09.06.2010 - The Economic and Financial Affairs Council adopted a series of conclusions related to the European 2020 Strategy on 8 June 2010.

On 8 June 2010 the Economic and Financial Affairs Council adopted a series of conclusions related to the European 2020 Strategy as the most appropriate framework for implementing strategies for exiting from short-term crisis support. Among the main conclusions were that:

  • the Commission should work closely with Member States to create realistic but ambitious national headline targets. Member States should retain full ownership of the targets but there should be broad coherence between targets, at the EU level as well as at the Member State level.
  • the report on the Broad Economic Policy Guidelines was adopted and the Council confirmed that the BEPGs constitute the legal basis for country specific recommendations under Article 121(2) and are therefore of particular relevance in strengthening EU economic policy co-ordination.
  • the Council endorsed the work already done to remove macro-structural bottlenecks by the Commission with Member States and the Economic Policy Committee and the Economic and Financial Committee.
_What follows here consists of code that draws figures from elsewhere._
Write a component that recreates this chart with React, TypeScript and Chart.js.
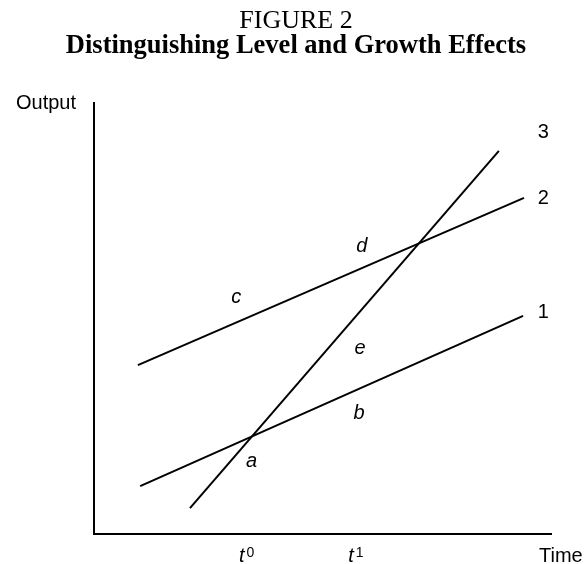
import React, { useEffect, useRef } from 'react';
import { Chart, registerables } from 'chart.js';

Chart.register(...registerables);

// ---- data ----
const titleText = 'FIGURE 2';
const subtitleText = 'Distinguishing Level and Growth Effects';
const yAxisTitle = 'Output';
const xAxisTitle = 'Time';

const timeRange = [0, 10];
const outputRange = [0, 10];

const curveNames = ['1', '2', '3'];
const startTime = [1.01, 0.96, 2.1];
const startOutput = [1.11, 3.92, 0.6];
const endTime = [9.39, 9.41, 8.86];
const endOutput = [5.06, 7.8, 8.89];

const curveLabelTime = [9.83, 9.83, 9.83];
const curveLabelOutput = [5.01, 7.66, 9.19];

const pointNames = ['a', 'b', 'c', 'd', 'e'];
const pointTime = [3.45, 5.8, 3.11, 5.86, 5.82];
const pointOutput = [1.55, 2.67, 5.36, 6.54, 4.18];

const tickBase = ['t', 't'];
const tickSup = ['0', '1'];
const tickTime = [3.34, 5.73];

const SANS = '"Liberation Sans", Arial, Helvetica, sans-serif';
const SERIF = '"Liberation Serif", "Times New Roman", serif';

const annotationPlugin = {
  id: 'figureAnnotations',
  afterDraw(chart: any) {
    const { ctx, chartArea, scales } = chart;
    const x = scales.x;
    const y = scales.y;
    ctx.save();
    ctx.fillStyle = '#000';
    ctx.textBaseline = 'alphabetic';

    // curve numbers
    ctx.font = `20px ${SANS}`;
    ctx.textAlign = 'center';
    curveNames.forEach((t, i) => {
      ctx.fillText(t, x.getPixelForValue(curveLabelTime[i]), y.getPixelForValue(curveLabelOutput[i]));
    });

    // point letters (italic)
    ctx.font = `italic 20px ${SANS}`;
    pointNames.forEach((t, i) => {
      ctx.fillText(t, x.getPixelForValue(pointTime[i]), y.getPixelForValue(pointOutput[i]));
    });

    // tick labels t^0, t^1
    const baseY = chartArea.bottom + 28;
    tickTime.forEach((v, i) => {
      ctx.font = `italic 20px ${SANS}`;
      const wb = ctx.measureText(tickBase[i]).width;
      ctx.font = `14px ${SANS}`;
      const ws = ctx.measureText(tickSup[i]).width;
      const gap = 2;
      const cx = x.getPixelForValue(v);
      const start = cx - (wb + gap + ws) / 2;
      ctx.textAlign = 'left';
      ctx.font = `italic 20px ${SANS}`;
      ctx.fillText(tickBase[i], start, baseY);
      ctx.font = `14px ${SANS}`;
      ctx.fillText(tickSup[i], start + wb + gap, baseY - 5);
    });

    // axis titles
    ctx.font = `20px ${SANS}`;
    ctx.textAlign = 'right';
    ctx.fillText(yAxisTitle, chartArea.left - 18, chartArea.top + 6);
    ctx.textAlign = 'left';
    ctx.fillText(xAxisTitle, chartArea.right - 12, chartArea.bottom + 28);
    ctx.restore();
  },
};

export default function App() {
  const canvasRef = useRef<HTMLCanvasElement | null>(null);

  useEffect(() => {
    if (!canvasRef.current) return;
    const datasets = curveNames.map((name, i) => ({
      label: name,
      data: [
        { x: startTime[i], y: startOutput[i] },
        { x: endTime[i], y: endOutput[i] },
      ],
      borderColor: '#000',
      borderWidth: 2,
      pointRadius: 0,
      fill: false,
      tension: 0,
    }));

    const chart = new Chart(canvasRef.current, {
      type: 'line',
      data: { datasets },
      plugins: [annotationPlugin],
      options: {
        animation: false,
        responsive: true,
        maintainAspectRatio: false,
        events: [],
        layout: { padding: { left: 41, right: 33, top: 0, bottom: 30 } },
        plugins: {
          legend: { display: false },
          tooltip: { enabled: false },
          title: {
            display: true,
            text: titleText,
            color: '#000',
            font: { family: SERIF, size: 26, weight: 'normal', lineHeight: '22px' },
            padding: { top: 10, bottom: 0 },
          },
          subtitle: {
            display: true,
            text: subtitleText,
            color: '#000',
            font: { family: SERIF, size: 26.5, weight: 'bold', lineHeight: '22px' },
            padding: { top: 3, bottom: 46 },
          },
        },
        scales: {
          x: {
            type: 'linear',
            min: timeRange[0],
            max: timeRange[1],
            grid: { display: false, drawTicks: false },
            ticks: { display: false },
            border: { display: true, color: '#000', width: 2 },
          },
          y: {
            type: 'linear',
            min: outputRange[0],
            max: outputRange[1],
            grid: { display: false, drawTicks: false },
            ticks: { display: false },
            border: { display: true, color: '#000', width: 2 },
            afterFit: (scale: any) => {
              scale.width = 53;
            },
          },
        },
      },
    });
    return () => chart.destroy();
  }, []);

  return (
    <div style={{ position: 'fixed', left: 0, top: 0, width: 584, height: 564, background: '#fff' }}>
      <canvas ref={canvasRef} />
    </div>
  );
}
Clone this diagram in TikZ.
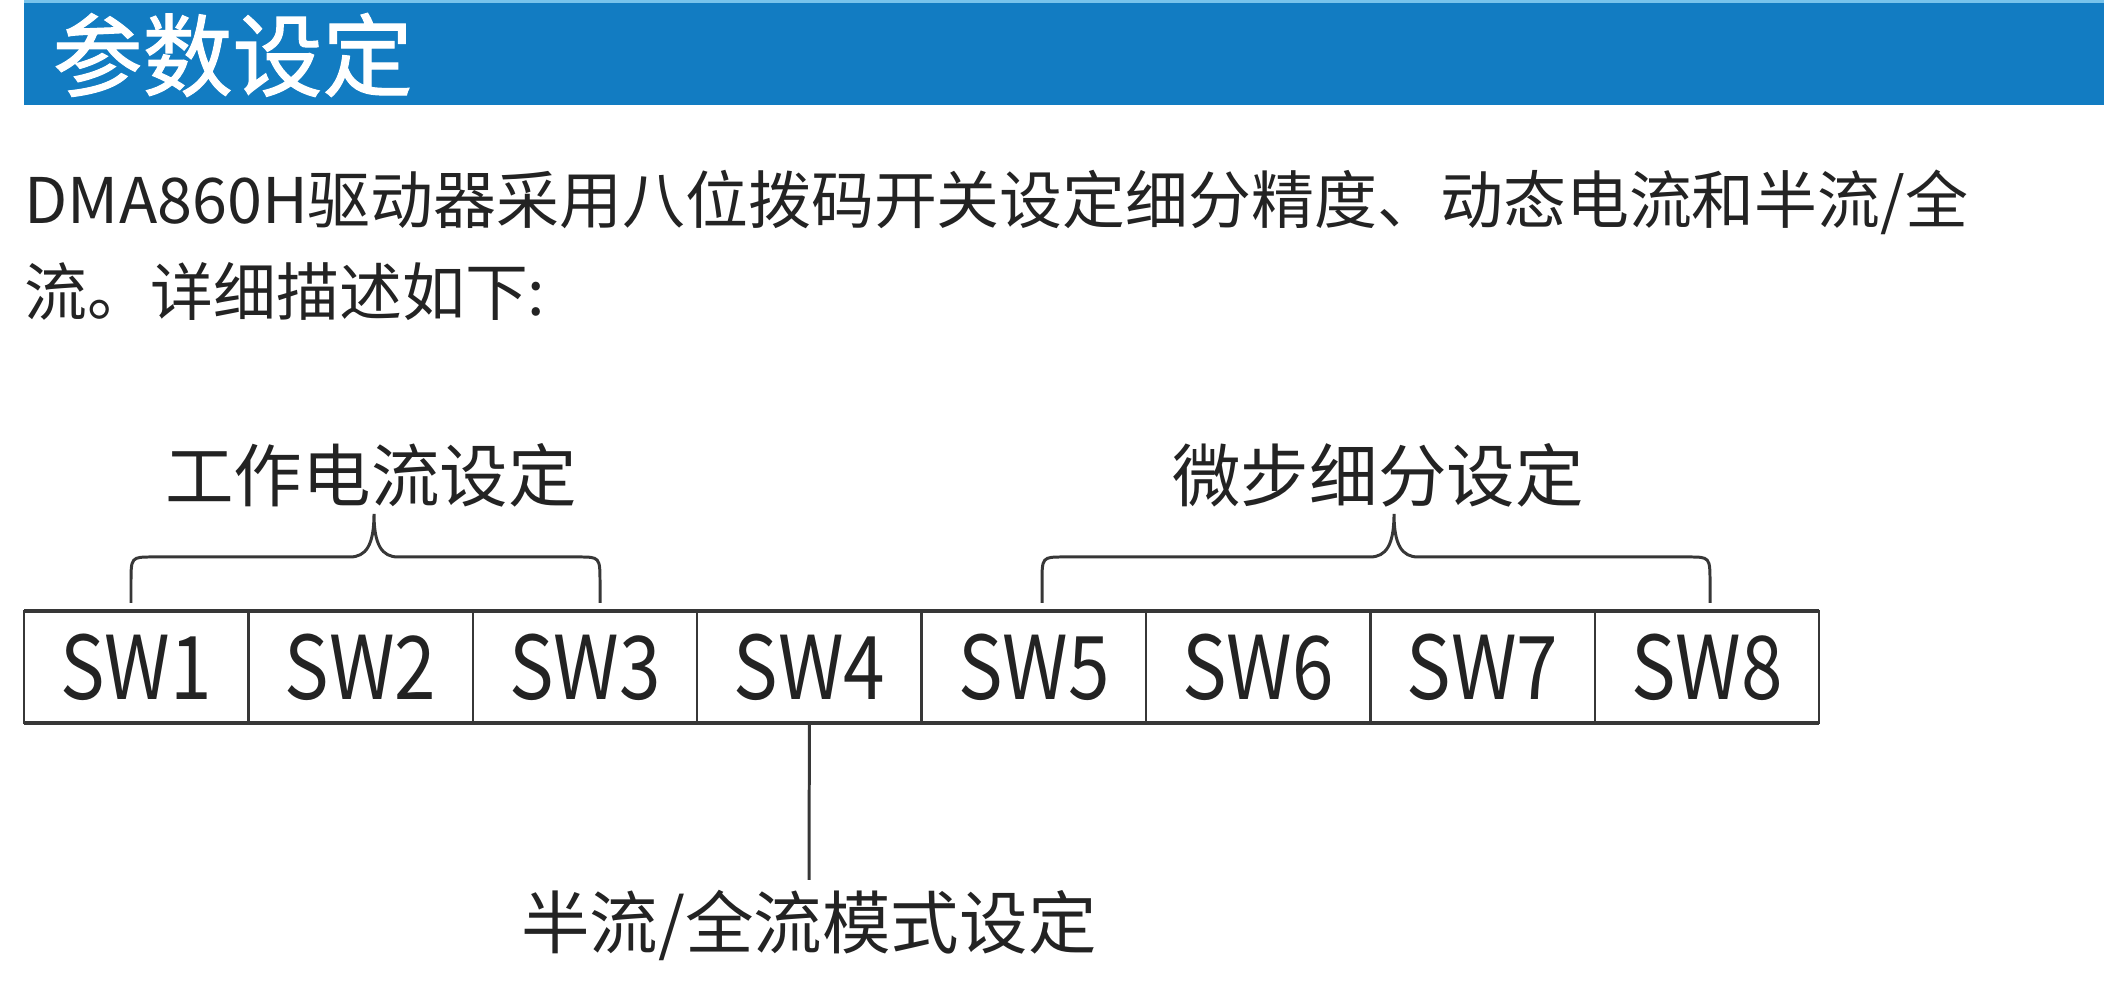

It also endorsed the EFC and EPC report on identifying national macro-structural bottlenecks to growth and invited Member States to take them into account when setting out the bottlenecks in their National Reform Programmes
  • the Council welcomed the Commission's Communication on reinforcing economic policy co-ordination for the EU as a whole and for the euro area in particular.
  • Stability and Convergence Programmes and the National Reform Programmes should be better aligned; however, these instruments should be kept clearly separate. Surveillance should be broader, deeper and more effective, and it should feed into policymaking
  • an improved framework needs to be set in place to co-ordinate policy development in Member States, providing broader, more tightly integrated country surveillance covering all major macroeconomic and structural policies. It would allow exit strategies to be launched quickly, easing fiscal consolidation over the short and medium term but removing bottlenecks to growth in the longer term.
  • the timing of such reporting and policy guidance should be improved to allow for Member States to be better prepared and allow the best possible timing for assessments; however, the reporting burden on Member States should be kept to a minimum.
  • In dialogue with the Member States, the Commission should provide an overview of all EU-level bottlenecks to ultimately provide policy recommendations to Member States.